▶ _INSTRUCTIONS TO FOLLOW_: Retype nothing but the lines from the start of the material up to and including the line with "(O) circle (37pt);". Pictures don't belong in the copy.
--- BEGIN ---
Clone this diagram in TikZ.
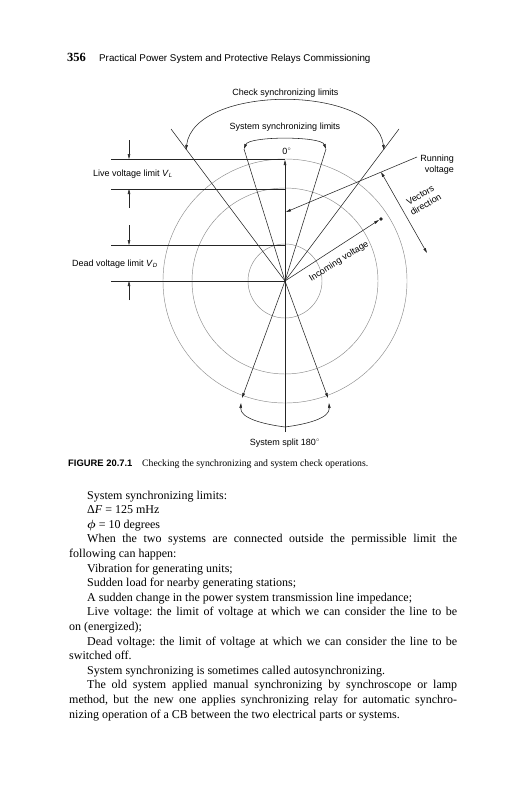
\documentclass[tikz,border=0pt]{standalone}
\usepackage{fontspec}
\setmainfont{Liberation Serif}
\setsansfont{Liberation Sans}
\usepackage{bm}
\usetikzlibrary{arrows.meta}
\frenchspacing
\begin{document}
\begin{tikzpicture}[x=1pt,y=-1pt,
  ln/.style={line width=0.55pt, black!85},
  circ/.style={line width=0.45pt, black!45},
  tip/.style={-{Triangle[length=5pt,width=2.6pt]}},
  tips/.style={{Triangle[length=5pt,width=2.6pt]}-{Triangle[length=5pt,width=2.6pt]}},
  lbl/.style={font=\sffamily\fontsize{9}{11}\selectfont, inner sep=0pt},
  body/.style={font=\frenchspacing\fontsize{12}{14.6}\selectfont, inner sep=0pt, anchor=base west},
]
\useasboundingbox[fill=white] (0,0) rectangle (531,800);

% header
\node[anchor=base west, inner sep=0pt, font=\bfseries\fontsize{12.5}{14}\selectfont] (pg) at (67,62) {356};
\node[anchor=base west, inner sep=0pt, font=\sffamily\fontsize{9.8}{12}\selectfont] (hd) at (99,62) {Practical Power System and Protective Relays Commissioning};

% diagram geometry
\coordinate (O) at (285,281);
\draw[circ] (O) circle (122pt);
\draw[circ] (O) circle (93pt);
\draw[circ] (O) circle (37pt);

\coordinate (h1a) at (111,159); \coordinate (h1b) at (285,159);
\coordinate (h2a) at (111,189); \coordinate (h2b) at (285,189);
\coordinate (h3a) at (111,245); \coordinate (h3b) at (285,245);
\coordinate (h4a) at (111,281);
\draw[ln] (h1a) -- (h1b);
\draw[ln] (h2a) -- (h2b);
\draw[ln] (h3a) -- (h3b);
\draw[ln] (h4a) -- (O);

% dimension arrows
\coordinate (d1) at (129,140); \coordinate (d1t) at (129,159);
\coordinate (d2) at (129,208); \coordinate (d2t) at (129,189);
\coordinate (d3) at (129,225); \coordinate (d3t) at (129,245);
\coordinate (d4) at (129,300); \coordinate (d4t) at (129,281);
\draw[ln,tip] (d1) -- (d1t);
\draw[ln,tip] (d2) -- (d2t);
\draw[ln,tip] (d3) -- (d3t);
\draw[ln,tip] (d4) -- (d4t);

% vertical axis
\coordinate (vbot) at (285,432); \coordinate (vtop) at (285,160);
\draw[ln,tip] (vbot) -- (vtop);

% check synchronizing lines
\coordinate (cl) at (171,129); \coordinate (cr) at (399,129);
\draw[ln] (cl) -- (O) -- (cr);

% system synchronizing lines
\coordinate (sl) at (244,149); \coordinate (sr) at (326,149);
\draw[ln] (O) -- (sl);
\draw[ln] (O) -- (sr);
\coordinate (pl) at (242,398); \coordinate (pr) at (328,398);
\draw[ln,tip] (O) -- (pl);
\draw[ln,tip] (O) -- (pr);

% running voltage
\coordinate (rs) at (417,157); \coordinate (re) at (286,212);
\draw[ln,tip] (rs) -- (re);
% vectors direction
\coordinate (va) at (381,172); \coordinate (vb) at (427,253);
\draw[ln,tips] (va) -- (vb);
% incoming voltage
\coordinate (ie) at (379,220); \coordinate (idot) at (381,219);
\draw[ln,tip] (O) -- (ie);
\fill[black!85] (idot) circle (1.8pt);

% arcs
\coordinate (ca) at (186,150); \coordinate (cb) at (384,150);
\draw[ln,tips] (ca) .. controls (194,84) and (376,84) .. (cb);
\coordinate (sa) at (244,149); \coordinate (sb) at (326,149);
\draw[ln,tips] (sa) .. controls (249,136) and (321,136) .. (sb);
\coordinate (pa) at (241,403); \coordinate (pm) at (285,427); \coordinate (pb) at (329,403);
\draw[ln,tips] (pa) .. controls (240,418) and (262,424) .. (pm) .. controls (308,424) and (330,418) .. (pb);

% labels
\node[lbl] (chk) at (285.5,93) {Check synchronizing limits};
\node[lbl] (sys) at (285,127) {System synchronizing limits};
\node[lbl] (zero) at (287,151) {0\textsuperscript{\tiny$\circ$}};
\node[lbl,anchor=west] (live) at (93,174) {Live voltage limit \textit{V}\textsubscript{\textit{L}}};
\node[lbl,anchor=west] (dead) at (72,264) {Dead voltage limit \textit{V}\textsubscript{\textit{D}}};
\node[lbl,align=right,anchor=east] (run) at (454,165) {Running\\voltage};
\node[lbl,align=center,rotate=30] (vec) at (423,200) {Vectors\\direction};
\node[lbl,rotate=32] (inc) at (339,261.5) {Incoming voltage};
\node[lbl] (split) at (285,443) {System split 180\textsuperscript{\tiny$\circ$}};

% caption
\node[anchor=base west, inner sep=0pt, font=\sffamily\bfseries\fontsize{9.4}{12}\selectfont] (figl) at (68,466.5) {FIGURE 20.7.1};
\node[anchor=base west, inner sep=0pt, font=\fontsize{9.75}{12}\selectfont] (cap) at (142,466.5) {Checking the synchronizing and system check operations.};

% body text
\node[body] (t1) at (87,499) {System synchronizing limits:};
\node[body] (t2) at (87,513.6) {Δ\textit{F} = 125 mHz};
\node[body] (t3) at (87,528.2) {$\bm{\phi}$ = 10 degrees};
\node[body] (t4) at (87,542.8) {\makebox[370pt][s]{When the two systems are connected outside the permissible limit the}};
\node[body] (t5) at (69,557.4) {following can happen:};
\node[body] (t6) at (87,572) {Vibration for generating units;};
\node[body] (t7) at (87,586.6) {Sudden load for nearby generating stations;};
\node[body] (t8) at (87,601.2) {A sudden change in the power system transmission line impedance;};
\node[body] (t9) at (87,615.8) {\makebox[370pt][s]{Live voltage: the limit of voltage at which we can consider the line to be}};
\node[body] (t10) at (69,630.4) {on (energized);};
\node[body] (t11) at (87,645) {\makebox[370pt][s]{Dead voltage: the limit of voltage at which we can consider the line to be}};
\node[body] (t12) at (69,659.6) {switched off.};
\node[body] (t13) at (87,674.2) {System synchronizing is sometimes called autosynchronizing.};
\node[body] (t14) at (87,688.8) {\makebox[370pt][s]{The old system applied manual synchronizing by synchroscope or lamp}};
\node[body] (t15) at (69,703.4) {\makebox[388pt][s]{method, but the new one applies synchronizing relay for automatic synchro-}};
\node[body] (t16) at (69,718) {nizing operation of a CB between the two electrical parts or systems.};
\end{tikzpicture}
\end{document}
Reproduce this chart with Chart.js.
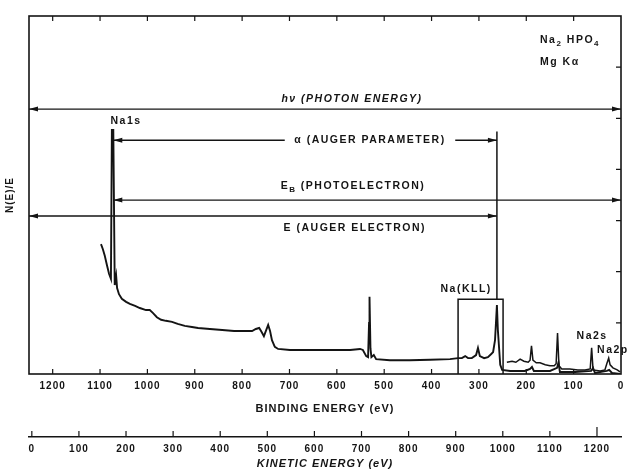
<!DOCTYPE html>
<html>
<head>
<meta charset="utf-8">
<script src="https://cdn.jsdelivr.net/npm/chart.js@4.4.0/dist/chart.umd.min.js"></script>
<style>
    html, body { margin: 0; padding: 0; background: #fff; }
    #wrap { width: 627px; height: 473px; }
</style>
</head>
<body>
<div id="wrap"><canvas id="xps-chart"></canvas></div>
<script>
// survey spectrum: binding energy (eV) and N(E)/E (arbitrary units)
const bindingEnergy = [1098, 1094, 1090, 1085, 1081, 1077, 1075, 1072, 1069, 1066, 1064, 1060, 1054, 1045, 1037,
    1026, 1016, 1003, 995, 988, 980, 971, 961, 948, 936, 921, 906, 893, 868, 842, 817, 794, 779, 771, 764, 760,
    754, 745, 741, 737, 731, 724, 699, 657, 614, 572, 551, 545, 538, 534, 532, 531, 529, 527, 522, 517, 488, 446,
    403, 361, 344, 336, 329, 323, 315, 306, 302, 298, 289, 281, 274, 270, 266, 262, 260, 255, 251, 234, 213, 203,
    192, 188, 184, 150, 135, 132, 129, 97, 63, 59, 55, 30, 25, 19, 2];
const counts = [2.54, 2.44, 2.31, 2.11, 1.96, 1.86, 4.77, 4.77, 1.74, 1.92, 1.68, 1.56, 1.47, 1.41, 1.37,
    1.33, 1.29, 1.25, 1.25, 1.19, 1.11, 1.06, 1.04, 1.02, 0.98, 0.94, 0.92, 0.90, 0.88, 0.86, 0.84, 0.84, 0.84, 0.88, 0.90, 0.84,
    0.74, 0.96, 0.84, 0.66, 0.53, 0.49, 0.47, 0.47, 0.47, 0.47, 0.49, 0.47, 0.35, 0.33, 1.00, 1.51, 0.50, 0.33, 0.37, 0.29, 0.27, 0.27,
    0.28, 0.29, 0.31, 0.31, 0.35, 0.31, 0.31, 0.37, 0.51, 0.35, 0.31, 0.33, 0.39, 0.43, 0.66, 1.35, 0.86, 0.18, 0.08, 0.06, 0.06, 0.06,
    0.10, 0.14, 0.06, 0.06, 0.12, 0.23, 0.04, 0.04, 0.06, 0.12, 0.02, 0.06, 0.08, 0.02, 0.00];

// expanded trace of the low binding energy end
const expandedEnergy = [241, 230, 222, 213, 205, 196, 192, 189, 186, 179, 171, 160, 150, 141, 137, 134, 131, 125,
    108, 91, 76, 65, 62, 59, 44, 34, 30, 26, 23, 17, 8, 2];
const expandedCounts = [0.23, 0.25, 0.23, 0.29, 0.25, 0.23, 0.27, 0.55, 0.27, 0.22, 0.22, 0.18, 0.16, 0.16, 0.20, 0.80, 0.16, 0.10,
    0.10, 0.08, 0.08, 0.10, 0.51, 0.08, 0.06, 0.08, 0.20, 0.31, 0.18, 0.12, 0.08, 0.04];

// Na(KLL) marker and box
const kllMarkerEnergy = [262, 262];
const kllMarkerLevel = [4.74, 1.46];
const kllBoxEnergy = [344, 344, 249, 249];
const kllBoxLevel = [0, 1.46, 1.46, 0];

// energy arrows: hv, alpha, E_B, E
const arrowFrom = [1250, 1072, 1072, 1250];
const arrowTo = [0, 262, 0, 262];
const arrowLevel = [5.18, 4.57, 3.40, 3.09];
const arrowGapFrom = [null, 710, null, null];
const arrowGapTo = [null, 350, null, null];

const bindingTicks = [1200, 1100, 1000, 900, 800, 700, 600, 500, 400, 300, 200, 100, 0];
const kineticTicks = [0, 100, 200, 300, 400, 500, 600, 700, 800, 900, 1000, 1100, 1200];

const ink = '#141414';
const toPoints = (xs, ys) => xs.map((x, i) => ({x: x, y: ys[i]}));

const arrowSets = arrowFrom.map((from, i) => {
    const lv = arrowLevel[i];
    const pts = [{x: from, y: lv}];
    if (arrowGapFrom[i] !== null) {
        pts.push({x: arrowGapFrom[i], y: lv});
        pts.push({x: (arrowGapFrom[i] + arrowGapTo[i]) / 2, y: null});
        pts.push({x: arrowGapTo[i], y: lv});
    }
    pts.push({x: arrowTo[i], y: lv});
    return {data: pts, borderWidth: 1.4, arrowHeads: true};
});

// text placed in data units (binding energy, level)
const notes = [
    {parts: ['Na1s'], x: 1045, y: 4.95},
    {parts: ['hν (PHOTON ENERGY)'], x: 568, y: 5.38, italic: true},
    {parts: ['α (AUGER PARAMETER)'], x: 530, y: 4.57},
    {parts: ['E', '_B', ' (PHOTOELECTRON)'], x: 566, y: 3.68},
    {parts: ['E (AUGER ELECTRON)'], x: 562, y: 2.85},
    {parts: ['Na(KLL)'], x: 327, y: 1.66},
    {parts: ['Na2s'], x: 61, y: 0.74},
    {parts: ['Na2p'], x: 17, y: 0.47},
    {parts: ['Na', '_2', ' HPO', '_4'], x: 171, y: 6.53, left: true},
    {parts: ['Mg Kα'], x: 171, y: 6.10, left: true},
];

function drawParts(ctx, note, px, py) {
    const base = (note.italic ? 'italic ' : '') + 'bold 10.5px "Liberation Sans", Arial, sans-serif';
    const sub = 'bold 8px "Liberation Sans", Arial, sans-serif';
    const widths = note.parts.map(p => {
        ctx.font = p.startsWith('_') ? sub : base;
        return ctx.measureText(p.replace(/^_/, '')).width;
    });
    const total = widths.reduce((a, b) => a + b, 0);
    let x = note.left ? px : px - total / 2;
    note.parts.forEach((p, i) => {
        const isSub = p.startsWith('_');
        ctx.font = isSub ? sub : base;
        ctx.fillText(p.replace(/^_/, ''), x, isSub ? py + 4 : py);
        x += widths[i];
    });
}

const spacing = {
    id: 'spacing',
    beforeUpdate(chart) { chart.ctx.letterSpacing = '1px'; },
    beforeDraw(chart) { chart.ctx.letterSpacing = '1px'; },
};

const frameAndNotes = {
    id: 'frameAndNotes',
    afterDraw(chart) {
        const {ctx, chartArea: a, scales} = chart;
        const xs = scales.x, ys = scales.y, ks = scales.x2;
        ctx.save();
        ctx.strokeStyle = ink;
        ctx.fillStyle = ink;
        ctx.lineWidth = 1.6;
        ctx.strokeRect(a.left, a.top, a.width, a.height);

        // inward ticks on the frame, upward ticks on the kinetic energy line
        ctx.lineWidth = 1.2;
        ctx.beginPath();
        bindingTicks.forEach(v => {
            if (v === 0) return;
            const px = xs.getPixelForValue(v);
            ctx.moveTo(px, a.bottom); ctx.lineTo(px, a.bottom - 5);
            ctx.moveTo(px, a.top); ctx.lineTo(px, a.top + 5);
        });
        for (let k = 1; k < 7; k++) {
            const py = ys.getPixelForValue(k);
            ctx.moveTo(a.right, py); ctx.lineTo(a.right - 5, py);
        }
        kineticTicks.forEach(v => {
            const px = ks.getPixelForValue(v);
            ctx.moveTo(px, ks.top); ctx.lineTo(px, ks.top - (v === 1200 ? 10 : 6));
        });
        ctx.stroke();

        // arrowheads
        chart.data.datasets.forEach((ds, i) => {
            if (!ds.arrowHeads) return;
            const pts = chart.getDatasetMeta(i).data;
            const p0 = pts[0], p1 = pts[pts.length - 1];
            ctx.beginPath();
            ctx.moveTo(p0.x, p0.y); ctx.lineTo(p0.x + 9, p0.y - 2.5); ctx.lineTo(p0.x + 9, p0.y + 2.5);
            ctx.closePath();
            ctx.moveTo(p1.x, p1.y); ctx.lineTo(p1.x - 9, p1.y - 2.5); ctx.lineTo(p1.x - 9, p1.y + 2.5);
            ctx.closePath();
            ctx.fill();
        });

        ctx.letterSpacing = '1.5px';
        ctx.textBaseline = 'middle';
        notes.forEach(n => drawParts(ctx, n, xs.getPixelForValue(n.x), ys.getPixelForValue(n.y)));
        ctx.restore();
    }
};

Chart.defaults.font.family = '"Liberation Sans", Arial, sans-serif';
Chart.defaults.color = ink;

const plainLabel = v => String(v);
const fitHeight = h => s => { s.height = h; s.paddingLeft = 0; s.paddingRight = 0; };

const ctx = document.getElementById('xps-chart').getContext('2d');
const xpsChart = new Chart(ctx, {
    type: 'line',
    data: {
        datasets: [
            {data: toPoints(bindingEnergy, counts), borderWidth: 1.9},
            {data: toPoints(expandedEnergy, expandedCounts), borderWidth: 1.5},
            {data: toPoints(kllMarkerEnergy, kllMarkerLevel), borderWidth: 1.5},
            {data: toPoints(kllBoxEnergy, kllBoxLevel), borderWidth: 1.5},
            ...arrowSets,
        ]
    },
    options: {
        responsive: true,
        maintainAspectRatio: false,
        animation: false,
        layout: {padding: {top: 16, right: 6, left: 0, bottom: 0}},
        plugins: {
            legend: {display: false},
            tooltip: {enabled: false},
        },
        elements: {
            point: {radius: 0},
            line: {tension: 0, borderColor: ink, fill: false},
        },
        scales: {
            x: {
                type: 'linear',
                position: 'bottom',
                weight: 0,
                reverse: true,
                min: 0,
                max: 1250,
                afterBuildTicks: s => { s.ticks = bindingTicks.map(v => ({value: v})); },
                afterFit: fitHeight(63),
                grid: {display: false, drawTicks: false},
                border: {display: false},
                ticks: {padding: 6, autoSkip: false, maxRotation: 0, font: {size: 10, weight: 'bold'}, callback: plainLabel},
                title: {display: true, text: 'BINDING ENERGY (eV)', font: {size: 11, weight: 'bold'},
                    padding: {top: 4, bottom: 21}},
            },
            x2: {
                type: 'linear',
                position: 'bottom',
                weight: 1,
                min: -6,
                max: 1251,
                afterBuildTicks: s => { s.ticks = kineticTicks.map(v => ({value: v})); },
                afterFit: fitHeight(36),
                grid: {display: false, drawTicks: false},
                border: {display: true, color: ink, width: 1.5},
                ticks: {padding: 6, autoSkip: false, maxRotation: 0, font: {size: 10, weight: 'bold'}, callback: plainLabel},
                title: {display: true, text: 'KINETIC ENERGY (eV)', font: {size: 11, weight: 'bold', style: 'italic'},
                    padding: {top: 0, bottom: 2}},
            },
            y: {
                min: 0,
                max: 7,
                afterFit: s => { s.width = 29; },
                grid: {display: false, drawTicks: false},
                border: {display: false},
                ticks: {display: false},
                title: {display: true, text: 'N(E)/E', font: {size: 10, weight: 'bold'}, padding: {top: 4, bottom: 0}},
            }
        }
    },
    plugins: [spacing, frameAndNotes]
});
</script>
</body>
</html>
--- END ---
▶ _SOLUTION_:
Clone this diagram in TikZ.
\documentclass[tikz,border=0pt]{standalone}
\usepackage{fontspec}
\setmainfont{Liberation Serif}
\setsansfont{Liberation Sans}
\usepackage{bm}
\usetikzlibrary{arrows.meta}
\frenchspacing
\begin{document}
\begin{tikzpicture}[x=1pt,y=-1pt,
  ln/.style={line width=0.55pt, black!85},
  circ/.style={line width=0.45pt, black!45},
  tip/.style={-{Triangle[length=5pt,width=2.6pt]}},
  tips/.style={{Triangle[length=5pt,width=2.6pt]}-{Triangle[length=5pt,width=2.6pt]}},
  lbl/.style={font=\sffamily\fontsize{9}{11}\selectfont, inner sep=0pt},
  body/.style={font=\frenchspacing\fontsize{12}{14.6}\selectfont, inner sep=0pt, anchor=base west},
]
\useasboundingbox[fill=white] (0,0) rectangle (531,800);

% header
\node[anchor=base west, inner sep=0pt, font=\bfseries\fontsize{12.5}{14}\selectfont] (pg) at (67,62) {356};
\node[anchor=base west, inner sep=0pt, font=\sffamily\fontsize{9.8}{12}\selectfont] (hd) at (99,62) {Practical Power System and Protective Relays Commissioning};

% diagram geometry
\coordinate (O) at (285,281);
\draw[circ] (O) circle (122pt);
\draw[circ] (O) circle (93pt);
\draw[circ] (O) circle (37pt);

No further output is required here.